Task description ▸
Reproduce the full listing below unchanged, apart from the pictures.
··· Information shown
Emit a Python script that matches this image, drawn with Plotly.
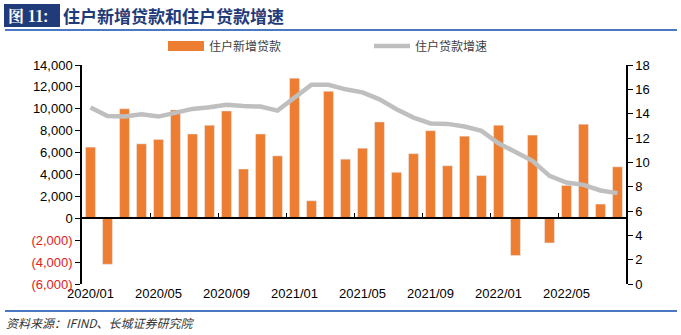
import plotly.graph_objects as go

months = [f"{y}/{m:02d}" for y in (2020, 2021, 2022) for m in range(1, 13)][:32]
new_loans = [6500, -4200, 10000, 6800, 7200, 9900, 7700, 8500, 9800, 4500, 7700, 5700,
             12800, 1600, 11600, 5400, 6400, 8800, 4200, 5900, 8000, 4800, 7500, 3900,
             8500, -3400, 7600, -2250, 3000, 8600, 1300, 4700]
growth = [14.5, 13.8, 13.76, 13.95, 13.76, 14.09, 14.39, 14.52, 14.74, 14.63, 14.58, 14.25,
          15.32, 16.38, 16.38, 16.0, 15.75, 15.18, 14.36, 13.68, 13.2, 13.16, 12.94, 12.58,
          11.57, 10.89, 10.12, 8.89, 8.34, 8.15, 7.69, 7.47]
x_labels = ["2020/01", "2020/05", "2020/09", "2021/01", "2021/05", "2021/09", "2022/01", "2022/05"]
left_ticks = list(range(-6000, 14001, 2000))
right_ticks = list(range(0, 19, 2))

def fmt(v):
    if v < 0:
        return f'<span style="color:#E0201B">({abs(v):,})</span>'
    return f"{v:,}"

xs = list(range(len(months)))
label_pos = [months.index(l) for l in x_labels]

fig = go.Figure()
fig.add_trace(go.Bar(x=xs, y=new_loans, name="住户新增贷款", marker_color="#ED7D31",
                     width=0.58, yaxis="y", showlegend=False))
# legend-only entry giving a wide rectangular swatch for the bars
fig.add_trace(go.Scatter(x=[None], y=[None], name="住户新增贷款", mode="lines",
                         line=dict(color="#ED7D31", width=10), yaxis="y"))
fig.add_trace(go.Scatter(x=xs, y=growth, name="住户贷款增速", mode="lines",
                         line=dict(color="#BFBFBF", width=4.5), yaxis="y2"))
# invisible trace to render the zero-line tick axis
fig.add_trace(go.Scatter(x=[xs[0]], y=[0], xaxis="x2", yaxis="y", mode="markers",
                         marker=dict(opacity=0), showlegend=False, hoverinfo="skip"))

tick_font = dict(family="Liberation Sans, Arial", size=13, color="#000000")
fig.update_layout(
    width=681, height=335,
    margin=dict(l=82, r=55, t=65, b=51),
    plot_bgcolor="white", paper_bgcolor="white",
    showlegend=True,
    legend=dict(orientation="h", x=(163 - 82) / 544, y=(284 - 46) / 219,
                xanchor="left", yanchor="middle",
                font=dict(family="Noto Sans CJK SC", size=12, color="#404040"),
                itemwidth=36, tracegroupgap=0, entrywidth=155, entrywidthmode="pixels",
                bgcolor="rgba(0,0,0,0)"),
    bargap=0.42,
    xaxis=dict(range=[-0.5, 31.5], tickvals=label_pos, ticktext=x_labels,
               showline=False, ticks="", tickfont=tick_font, showgrid=False,
               zeroline=False),
    xaxis2=dict(range=[-0.5, 31.5], overlaying="x", anchor="free", position=0.3,
                tickvals=[3.5, 7.5, 11.5, 15.5, 19.5, 23.5, 27.5], ticks="inside",
                ticklen=5, tickcolor="#000000", showticklabels=False, showline=True,
                linecolor="#000000", linewidth=1.5, showgrid=False, zeroline=False),
    yaxis=dict(range=[-6000, 14000], tickvals=left_ticks,
               ticktext=[fmt(v) for v in left_ticks], tickfont=tick_font,
               showline=True, linecolor="#000000", linewidth=1.5, ticks="outside",
               ticklen=5, tickcolor="#000000", showgrid=False, zeroline=False),
    yaxis2=dict(range=[0, 18], tickvals=right_ticks, overlaying="y", side="right",
                tickfont=tick_font, showline=True, linecolor="#000000", linewidth=1.5,
                ticks="outside", ticklen=5, tickcolor="#000000", showgrid=False,
                zeroline=False),
)

# header and footer decorations
fig.add_shape(type="rect", xref="paper", yref="paper", x0=-78/544, x1=-22/544,
              y0=(284-27)/219, y1=(284-4)/219,
              fillcolor="#1F3B7A", line=dict(width=0), layer="above")
fig.add_shape(type="line", xref="paper", yref="paper", x0=-77/544, x1=595/544,
              y0=(284-30)/219, y1=(284-30)/219, line=dict(color="#4A78C2", width=2))
fig.add_shape(type="line", xref="paper", yref="paper", x0=-77/544, x1=595/544,
              y0=(284-311)/219, y1=(284-311)/219, line=dict(color="#4A78C2", width=2))
fig.add_annotation(xref="paper", yref="paper", x=-76/544, y=(284-15.5)/219,
                   xanchor="left", yanchor="middle", showarrow=False,
                   text="<b>图 11:</b>", font=dict(family="Noto Serif CJK SC, Noto Sans CJK SC", size=16, color="white"))
fig.add_annotation(xref="paper", yref="paper", x=-21/544, y=(284-15.5)/219,
                   xanchor="left", yanchor="middle", showarrow=False,
                   text="<b>住户新增贷款和住户贷款增速</b>",
                   font=dict(family="Noto Sans CJK SC", size=17, color="#1F3B7A"))
fig.add_annotation(xref="paper", yref="paper", x=-78/544, y=(284-322)/219,
                   xanchor="left", yanchor="middle", showarrow=False,
                   text="<i>资料来源：IFIND、长城证券研究院</i>",
                   font=dict(family="Noto Sans CJK SC", size=12, color="#333333"))

fig.write_html("out.html")
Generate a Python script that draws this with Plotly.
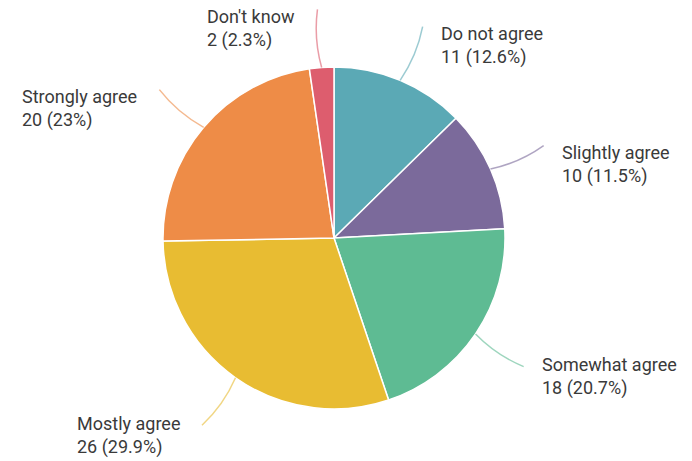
import math
import plotly.graph_objects as go

labels = ["Do not agree", "Slightly agree", "Somewhat agree", "Mostly agree", "Strongly agree", "Don't know"]
values = [11, 10, 18, 26, 20, 2]
pct_text = ["12.6%", "11.5%", "20.7%", "29.9%", "23%", "2.3%"]
colors = ["#5BA9B5", "#7B6A9B", "#5EBB93", "#E8BC32", "#EE8C47", "#DD5D6E"]

W, H = 692, 461
cx, cy, R = 334, 238, 171  # pixel layout of the pie

fig = go.Figure(go.Pie(
    labels=labels, values=values, sort=False, direction="clockwise", rotation=0,
    marker=dict(colors=colors, line=dict(color="white", width=1.5)),
    textinfo="none", hoverinfo="label+value+percent", showlegend=False,
    domain=dict(x=[(cx - R) / W, (cx + R) / W], y=[(H - cy - R) / H, (H - cy + R) / H]),
))

def px(x, y):
    return x / W, (H - y) / H

total = sum(values)
cum = 0
shapes, annotations = [], []
for lab, v, p, col in zip(labels, values, pct_text, colors):
    mid = (cum + v / 2) / total * 2 * math.pi
    cum += v
    s, c = math.sin(mid), math.cos(mid)
    x0, y0 = cx + R * s, cy - R * c
    r1 = R * 1.34
    x1, y1 = cx + r1 * s, cy - r1 * c
    rm = R * 1.17
    dmid = mid + (0.03 if s >= 0 else -0.03)
    xm, ym = cx + rm * math.sin(dmid), cy - rm * math.cos(dmid)
    a0, b0 = px(x0, y0)
    am, bm = px(xm, ym)
    a1, b1 = px(x1, y1)
    shapes.append(dict(type="path", xref="paper", yref="paper",
                       path=f"M {a0},{b0} Q {am},{bm} {a1},{b1}",
                       line=dict(color=col, width=1.5), opacity=0.6))
    if s >= 0:
        tx, anchor = x1 + 16, "left"
    else:
        tx, anchor = x1 - 20, "right"
    dy = 19 if c > 0 else 10
    ax_, ay_ = px(tx, y1 + dy)
    annotations.append(dict(
        xref="paper", yref="paper", x=ax_, y=ay_, xanchor=anchor, yanchor="middle",
        text=f"{lab}<br>{v} ({p})", showarrow=False, align="left",
        font=dict(family="Roboto", size=18, color="#3a3a3a"),
    ))

fig.update_layout(
    width=W, height=H, margin=dict(l=0, r=0, t=0, b=0),
    paper_bgcolor="white", plot_bgcolor="white",
    shapes=shapes, annotations=annotations,
)
fig.write_html("out.html")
······
Written solution ▸
Emit a Python script that matches this image, drawn with Plotly.
import plotly.graph_objects as go

months = [f"{y}/{m:02d}" for y in (2020, 2021, 2022) for m in range(1, 13)][:32]
new_loans = [6500, -4200, 10000, 6800, 7200, 9900, 7700, 8500, 9800, 4500, 7700, 5700,
             12800, 1600, 11600, 5400, 6400, 8800, 4200, 5900, 8000, 4800, 7500, 3900,
             8500, -3400, 7600, -2250, 3000, 8600, 1300, 4700]
growth = [14.5, 13.8, 13.76, 13.95, 13.76, 14.09, 14.39, 14.52, 14.74, 14.63, 14.58, 14.25,
          15.32, 16.38, 16.38, 16.0, 15.75, 15.18, 14.36, 13.68, 13.2, 13.16, 12.94, 12.58,
          11.57, 10.89, 10.12, 8.89, 8.34, 8.15, 7.69, 7.47]
x_labels = ["2020/01", "2020/05", "2020/09", "2021/01", "2021/05", "2021/09", "2022/01", "2022/05"]
left_ticks = list(range(-6000, 14001, 2000))
right_ticks = list(range(0, 19, 2))

def fmt(v):
    if v < 0:
        return f'<span style="color:#E0201B">({abs(v):,})</span>'
    return f"{v:,}"

xs = list(range(len(months)))
label_pos = [months.index(l) for l in x_labels]

fig = go.Figure()
fig.add_trace(go.Bar(x=xs, y=new_loans, name="住户新增贷款", marker_color="#ED7D31",
                     width=0.58, yaxis="y", showlegend=False))
# legend-only entry giving a wide rectangular swatch for the bars
fig.add_trace(go.Scatter(x=[None], y=[None], name="住户新增贷款", mode="lines",
                         line=dict(color="#ED7D31", width=10), yaxis="y"))
fig.add_trace(go.Scatter(x=xs, y=growth, name="住户贷款增速", mode="lines",
                         line=dict(color="#BFBFBF", width=4.5), yaxis="y2"))
# invisible trace to render the zero-line tick axis
fig.add_trace(go.Scatter(x=[xs[0]], y=[0], xaxis="x2", yaxis="y", mode="markers",
                         marker=dict(opacity=0), showlegend=False, hoverinfo="skip"))

tick_font = dict(family="Liberation Sans, Arial", size=13, color="#000000")
fig.update_layout(
    width=681, height=335,
    margin=dict(l=82, r=55, t=65, b=51),
    plot_bgcolor="white", paper_bgcolor="white",
    showlegend=True,
    legend=dict(orientation="h", x=(163 - 82) / 544, y=(284 - 46) / 219,
                xanchor="left", yanchor="middle",
                font=dict(family="Noto Sans CJK SC", size=12, color="#404040"),
                itemwidth=36, tracegroupgap=0, entrywidth=155, entrywidthmode="pixels",
                bgcolor="rgba(0,0,0,0)"),
    bargap=0.42,
    xaxis=dict(range=[-0.5, 31.5], tickvals=label_pos, ticktext=x_labels,
               showline=False, ticks="", tickfont=tick_font, showgrid=False,
               zeroline=False),
    xaxis2=dict(range=[-0.5, 31.5], overlaying="x", anchor="free", position=0.3,
                tickvals=[3.5, 7.5, 11.5, 15.5, 19.5, 23.5, 27.5], ticks="inside",
                ticklen=5, tickcolor="#000000", showticklabels=False, showline=True,
                linecolor="#000000", linewidth=1.5, showgrid=False, zeroline=False),
    yaxis=dict(range=[-6000, 14000], tickvals=left_ticks,
               ticktext=[fmt(v) for v in left_ticks], tickfont=tick_font,
               showline=True, linecolor="#000000", linewidth=1.5, ticks="outside",
               ticklen=5, tickcolor="#000000", showgrid=False, zeroline=False),
    yaxis2=dict(range=[0, 18], tickvals=right_ticks, overlaying="y", side="right",
                tickfont=tick_font, showline=True, linecolor="#000000", linewidth=1.5,
                ticks="outside", ticklen=5, tickcolor="#000000", showgrid=False,
                zeroline=False),
)

# header and footer decorations
fig.add_shape(type="rect", xref="paper", yref="paper", x0=-78/544, x1=-22/544,
              y0=(284-27)/219, y1=(284-4)/219,
              fillcolor="#1F3B7A", line=dict(width=0), layer="above")
fig.add_shape(type="line", xref="paper", yref="paper", x0=-77/544, x1=595/544,
              y0=(284-30)/219, y1=(284-30)/219, line=dict(color="#4A78C2", width=2))
fig.add_shape(type="line", xref="paper", yref="paper", x0=-77/544, x1=595/544,
              y0=(284-311)/219, y1=(284-311)/219, line=dict(color="#4A78C2", width=2))
fig.add_annotation(xref="paper", yref="paper", x=-76/544, y=(284-15.5)/219,
                   xanchor="left", yanchor="middle", showarrow=False,
                   text="<b>图 11:</b>", font=dict(family="Noto Serif CJK SC, Noto Sans CJK SC", size=16, color="white"))
fig.add_annotation(xref="paper", yref="paper", x=-21/544, y=(284-15.5)/219,
                   xanchor="left", yanchor="middle", showarrow=False,
                   text="<b>住户新增贷款和住户贷款增速</b>",
                   font=dict(family="Noto Sans CJK SC", size=17, color="#1F3B7A"))
fig.add_annotation(xref="paper", yref="paper", x=-78/544, y=(284-322)/219,
                   xanchor="left", yanchor="middle", showarrow=False,
                   text="<i>资料来源：IFIND、长城证券研究院</i>",
                   font=dict(family="Noto Sans CJK SC", size=12, color="#333333"))

fig.write_html("out.html")
Generate a Python script that draws this with Plotly.
import math
import plotly.graph_objects as go

labels = ["Do not agree", "Slightly agree", "Somewhat agree", "Mostly agree", "Strongly agree", "Don't know"]
values = [11, 10, 18, 26, 20, 2]
pct_text = ["12.6%", "11.5%", "20.7%", "29.9%", "23%", "2.3%"]
colors = ["#5BA9B5", "#7B6A9B", "#5EBB93", "#E8BC32", "#EE8C47", "#DD5D6E"]

W, H = 692, 461
cx, cy, R = 334, 238, 171  # pixel layout of the pie

fig = go.Figure(go.Pie(
    labels=labels, values=values, sort=False, direction="clockwise", rotation=0,
    marker=dict(colors=colors, line=dict(color="white", width=1.5)),
    textinfo="none", hoverinfo="label+value+percent", showlegend=False,
    domain=dict(x=[(cx - R) / W, (cx + R) / W], y=[(H - cy - R) / H, (H - cy + R) / H]),
))

def px(x, y):
    return x / W, (H - y) / H

total = sum(values)
cum = 0
shapes, annotations = [], []
for lab, v, p, col in zip(labels, values, pct_text, colors):
    mid = (cum + v / 2) / total * 2 * math.pi
    cum += v
    s, c = math.sin(mid), math.cos(mid)
    x0, y0 = cx + R * s, cy - R * c
    r1 = R * 1.34
    x1, y1 = cx + r1 * s, cy - r1 * c
    rm = R * 1.17
    dmid = mid + (0.03 if s >= 0 else -0.03)
    xm, ym = cx + rm * math.sin(dmid), cy - rm * math.cos(dmid)
    a0, b0 = px(x0, y0)
    am, bm = px(xm, ym)
    a1, b1 = px(x1, y1)
    shapes.append(dict(type="path", xref="paper", yref="paper",
                       path=f"M {a0},{b0} Q {am},{bm} {a1},{b1}",
                       line=dict(color=col, width=1.5), opacity=0.6))
    if s >= 0:
        tx, anchor = x1 + 16, "left"
    else:
        tx, anchor = x1 - 20, "right"
    dy = 19 if c > 0 else 10
    ax_, ay_ = px(tx, y1 + dy)
    annotations.append(dict(
        xref="paper", yref="paper", x=ax_, y=ay_, xanchor=anchor, yanchor="middle",
        text=f"{lab}<br>{v} ({p})", showarrow=False, align="left",
        font=dict(family="Roboto", size=18, color="#3a3a3a"),
    ))

fig.update_layout(
    width=W, height=H, margin=dict(l=0, r=0, t=0, b=0),
    paper_bgcolor="white", plot_bgcolor="white",
    shapes=shapes, annotations=annotations,
)
fig.write_html("out.html")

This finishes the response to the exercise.